Suddenly, we are interrupted by a loud thud. It’s a power cut. A waitress heads over with several candles, and some red wine. Sparkes suggests to her that it must have been something he said, which we find amusing. “Huh?” The waitress says, blankly. Even funnier. Er, where were we?
“You know what, necessity is the mother of invention, and that’s what we’re finding out,” Sparkes announces, as we tuck into the round of drinks. “We have huge budgetary constraints, but also a new co-producer on this record, who Al knows. He’s worked with Mumford & Sons and Ed Sheeran, so was able to bring a certain set of ears and skills. The difference now compared to back then is, we are learning the craft to writing songs. It’s something we panicked on before, and got lucky with early in our career, but like any other craft, you will improve, and we have.”

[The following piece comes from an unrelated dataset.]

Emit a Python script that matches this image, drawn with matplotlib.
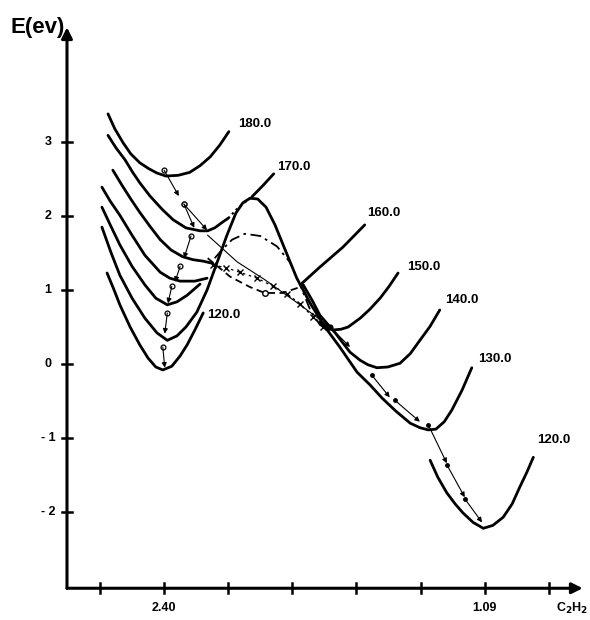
import numpy as np
import matplotlib.pyplot as plt

plt.rcParams['font.family'] = ['Liberation Sans', 'DejaVu Sans']

# x is measured in tick steps along the C2H2 axis, y in eV
x_ticks = [0, 1, 2, 3, 4, 5, 6, 7]
x_tick_labels = {1: '2.40', 6: '1.09'}
y_ticks = [3, 2, 1, 0, -1, -2]

# left-hand wells for each bending angle
l180_x = [0.125, 0.23, 0.36, 0.48, 0.62, 0.76, 0.89, 1.03, 1.22, 1.40,
          1.56, 1.72, 1.87, 2.01]
l180_e = [3.38, 3.18, 2.99, 2.84, 2.72, 2.64, 2.58, 2.54, 2.55, 2.59,
          2.68, 2.80, 2.96, 3.14]

l170_x = [0.125, 0.25, 0.39, 0.51, 0.62, 0.78, 0.97, 1.14, 1.34, 1.56,
          1.68, 1.79, 1.90, 2.00]
l170_e = [3.09, 2.92, 2.76, 2.59, 2.45, 2.27, 2.09, 1.95, 1.84, 1.80,
          1.80, 1.84, 1.91, 1.97]
l170_dot_x = [2.00, 2.12, 2.25, 2.37]
l170_dot_e = [1.97, 2.08, 2.18, 2.26]
l170_top_x = [2.37, 2.54, 2.71]
l170_top_e = [2.26, 2.41, 2.57]

l160_x = [0.20, 0.34, 0.48, 0.62, 0.78, 0.94, 1.11, 1.29, 1.45, 1.61, 1.76]
l160_e = [2.62, 2.42, 2.23, 2.05, 1.86, 1.68, 1.54, 1.45, 1.41, 1.39, 1.36]

l150_x = [0.03, 0.16, 0.31, 0.50, 0.70, 0.94, 1.09, 1.25, 1.48, 1.67]
l150_e = [2.39, 2.20, 2.01, 1.74, 1.47, 1.24, 1.16, 1.12, 1.12, 1.16]

l140_x = [0.03, 0.16, 0.31, 0.50, 0.70, 0.87, 1.05, 1.20, 1.36, 1.56]
l140_e = [2.12, 1.88, 1.61, 1.32, 1.07, 0.89, 0.80, 0.84, 0.93, 1.08]

# 130 curve: left well, barrier and the deep right well
c130_x = [0.03, 0.17, 0.31, 0.50, 0.70, 0.89, 1.05, 1.20, 1.34, 1.51,
          1.67, 1.83, 1.98, 2.12, 2.23, 2.34, 2.46, 2.59, 2.73, 2.89,
          3.07, 3.28, 3.51, 3.74, 4.01, 4.21, 4.40, 4.62, 4.84, 4.99,
          5.12, 5.24, 5.37, 5.49, 5.65, 5.80]
c130_e = [1.85, 1.51, 1.20, 0.89, 0.62, 0.42, 0.32, 0.38, 0.50, 0.70,
          1.00, 1.38, 1.74, 2.04, 2.18, 2.24, 2.23, 2.12, 1.88, 1.54,
          1.16, 0.82, 0.50, 0.23, -0.11, -0.28, -0.46, -0.64, -0.80, -0.86,
          -0.89, -0.88, -0.78, -0.62, -0.35, -0.05]

l120_x = [0.11, 0.22, 0.31, 0.47, 0.62, 0.75, 0.87, 0.98, 1.12, 1.25,
          1.36, 1.48, 1.61]
l120_e = [1.23, 1.00, 0.80, 0.50, 0.26, 0.08, -0.04, -0.08, -0.03, 0.11,
          0.26, 0.46, 0.69]

# right-hand wells
r160_x = [3.15, 3.43, 3.79, 4.13]
r160_e = [1.09, 1.31, 1.58, 1.88]

r150_x = [3.43, 3.54, 3.63, 3.76, 3.87, 4.06, 4.21, 4.37, 4.51, 4.65]
r150_e = [0.57, 0.50, 0.46, 0.47, 0.50, 0.62, 0.74, 0.89, 1.05, 1.23]

r140_x = [3.17, 3.31, 3.43, 3.67, 3.90, 4.06, 4.18, 4.32, 4.49, 4.68,
          4.84, 4.99, 5.15, 5.30]
r140_e = [1.07, 0.86, 0.66, 0.42, 0.16, 0.05, -0.01, -0.05, -0.04, 0.01,
          0.14, 0.32, 0.51, 0.73]

r120_x = [5.15, 5.27, 5.41, 5.54, 5.66, 5.82, 5.98, 6.13, 6.29, 6.43,
          6.55, 6.66, 6.76]
r120_e = [-1.30, -1.53, -1.74, -1.89, -2.01, -2.14, -2.22, -2.18, -2.07,
          -1.89, -1.66, -1.46, -1.26]

# broken-line paths across the barrier
dashdot_x = [1.79, 1.90, 2.06, 2.26, 2.50, 2.76, 2.96, 3.12, 3.28, 3.43, 3.63]
dashdot_e = [1.43, 1.54, 1.68, 1.76, 1.73, 1.59, 1.38, 1.07, 0.73, 0.53, 0.42]

dashed_x = [1.68, 2.03, 2.34, 2.57, 2.85, 3.12, 3.17]
dashed_e = [1.43, 1.18, 1.04, 0.96, 0.96, 1.04, 1.08]

cross_x = [1.76, 1.97, 2.18, 2.45, 2.70, 2.92, 3.12, 3.32, 3.48]
cross_e = [1.34, 1.30, 1.24, 1.16, 1.05, 0.95, 0.81, 0.64, 0.50]

thin_x = [1.68, 2.14, 2.57, 3.12, 3.59]
thin_e = [1.74, 1.38, 1.14, 0.80, 0.50]

# relaxation steps (start, end)
steps_left = [((1.00, 2.62), (1.23, 2.27)),
              ((1.31, 2.16), (1.47, 1.84)),
              ((1.31, 2.16), (1.67, 1.81)),
              ((1.42, 1.73), (1.31, 1.43)),
              ((1.25, 1.32), (1.17, 1.11)),
              ((1.12, 1.05), (1.06, 0.82)),
              ((1.05, 0.69), (1.01, 0.41)),
              ((0.98, 0.23), (1.01, -0.05))]
steps_right = [((3.59, 0.50), (3.90, 0.23)),
               ((4.24, -0.15), (4.52, -0.45)),
               ((4.60, -0.49), (4.99, -0.78)),
               ((5.12, -0.82), (5.41, -1.34)),
               ((5.41, -1.36), (5.69, -1.80)),
               ((5.69, -1.82), (5.96, -2.14))]

curve_labels = [('180.0', 2.15, 3.24), ('170.0', 2.76, 2.66),
                ('120.0', 1.67, 0.66), ('160.0', 4.17, 2.04),
                ('150.0', 4.79, 1.31), ('140.0', 5.38, 0.86),
                ('130.0', 5.90, 0.07), ('120.0', 6.82, -1.03)]

fig = plt.figure(figsize=(5.9, 6.2), dpi=100)
ax = fig.add_axes([0, 0, 1, 1])
ax.set_xlim(-1.560, 7.644)
ax.set_ylim(-3.459, 4.919)
ax.axis('off')

thick = dict(color='k', lw=2.0, solid_capstyle='round', solid_joinstyle='round')
for xs, es in [(l180_x, l180_e), (l170_x, l170_e), (l170_top_x, l170_top_e),
               (l160_x, l160_e), (l150_x, l150_e), (l140_x, l140_e),
               (c130_x, c130_e), (l120_x, l120_e), (r160_x, r160_e),
               (r150_x, r150_e), (r140_x, r140_e), (r120_x, r120_e)]:
    ax.plot(xs, es, **thick)

ax.plot(l170_dot_x, l170_dot_e, color='k', lw=1.6, ls=(0, (1, 1.5)))
ax.plot(dashdot_x, dashdot_e, color='k', lw=1.3, ls=(0, (6, 2.5, 1.5, 2.5)))
ax.plot(dashed_x, dashed_e, color='k', lw=1.3, ls=(0, (4, 2.5)))
ax.plot([dashed_x[3]], [dashed_e[3]], 'o', ms=4, mfc='white', mec='k', mew=1)
ax.plot(cross_x, cross_e, color='k', lw=0.9, ls=(0, (2, 3)),
        marker='x', ms=4, mew=1)
ax.plot(thin_x, thin_e, color='k', lw=0.8)
ax.plot([thin_x[-1]], [thin_e[-1]], 'o', ms=3.5, mfc='white', mec='k', mew=0.9)

arrow = dict(arrowstyle='-|>', lw=0.8, color='k', mutation_scale=7,
             shrinkA=0, shrinkB=0)
for p0, p1 in steps_left:
    ax.annotate('', xy=p1, xytext=p0, arrowprops=arrow)
    ax.plot([p0[0]], [p0[1]], 'o', ms=3.5, mfc='white', mec='k', mew=0.9)
for p0, p1 in steps_right:
    ax.annotate('', xy=p1, xytext=p0, arrowprops=arrow)
    ax.plot([p0[0]], [p0[1]], 'o', ms=2.5, mfc='k', mec='k')

for text, tx, te in curve_labels:
    ax.text(tx, te, text, fontsize=9.5, fontweight='bold', ha='left',
            va='center')

# axes drawn by hand with arrow heads
x0, e0 = -0.515, -3.03
axis_arrow = dict(arrowstyle='-|>', lw=2.2, color='k', mutation_scale=16,
                  shrinkA=0, shrinkB=0)
ax.annotate('', xy=(7.53, e0), xytext=(x0, e0), arrowprops=axis_arrow)
ax.annotate('', xy=(x0, 4.55), xytext=(x0, e0), arrowprops=axis_arrow)

for t in x_ticks:
    ax.plot([t, t], [e0 - 0.07, e0 + 0.07], color='k', lw=1.8)
for t, lab in x_tick_labels.items():
    ax.text(t, -3.30, lab, fontsize=9, fontweight='bold', ha='center',
            va='center')
ax.text(7.36, -3.30, 'C$_\\mathbf{2}$H$_\\mathbf{2}$', fontsize=9,
        fontweight='bold', ha='center', va='center')

for e in y_ticks:
    ax.plot([x0 - 0.08, x0 + 0.08], [e, e], color='k', lw=1.8)
    ax.text(-0.81, e, f'{e:g}'.replace('-', '- '), fontsize=9,
            fontweight='bold', ha='center', va='center')

ax.text(-1.40, 4.55, 'E(ev)', fontsize=16, fontweight='bold', ha='left',
        va='center')

fig.savefig('out.png', dpi=100)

Well said, Irwin. It’s nearly showtime for the boys, so we ask them to leave us with a comment on the state of today’s industry. It’s our final question, which is met with Sparkes’ best answer of the night: “Not even the record labels know which way this industry is going because it’s led by the public, which is interesting, scary, and weird... like a herd of zombies.”
An hour later, we’re in a packed-out Borderline club, witnessing a phenomenal set. It’s a venue we hold close to our hearts for many reasons, and now there’s another. Let’s hope another eight years down the line, The Hoosiers still have more to say.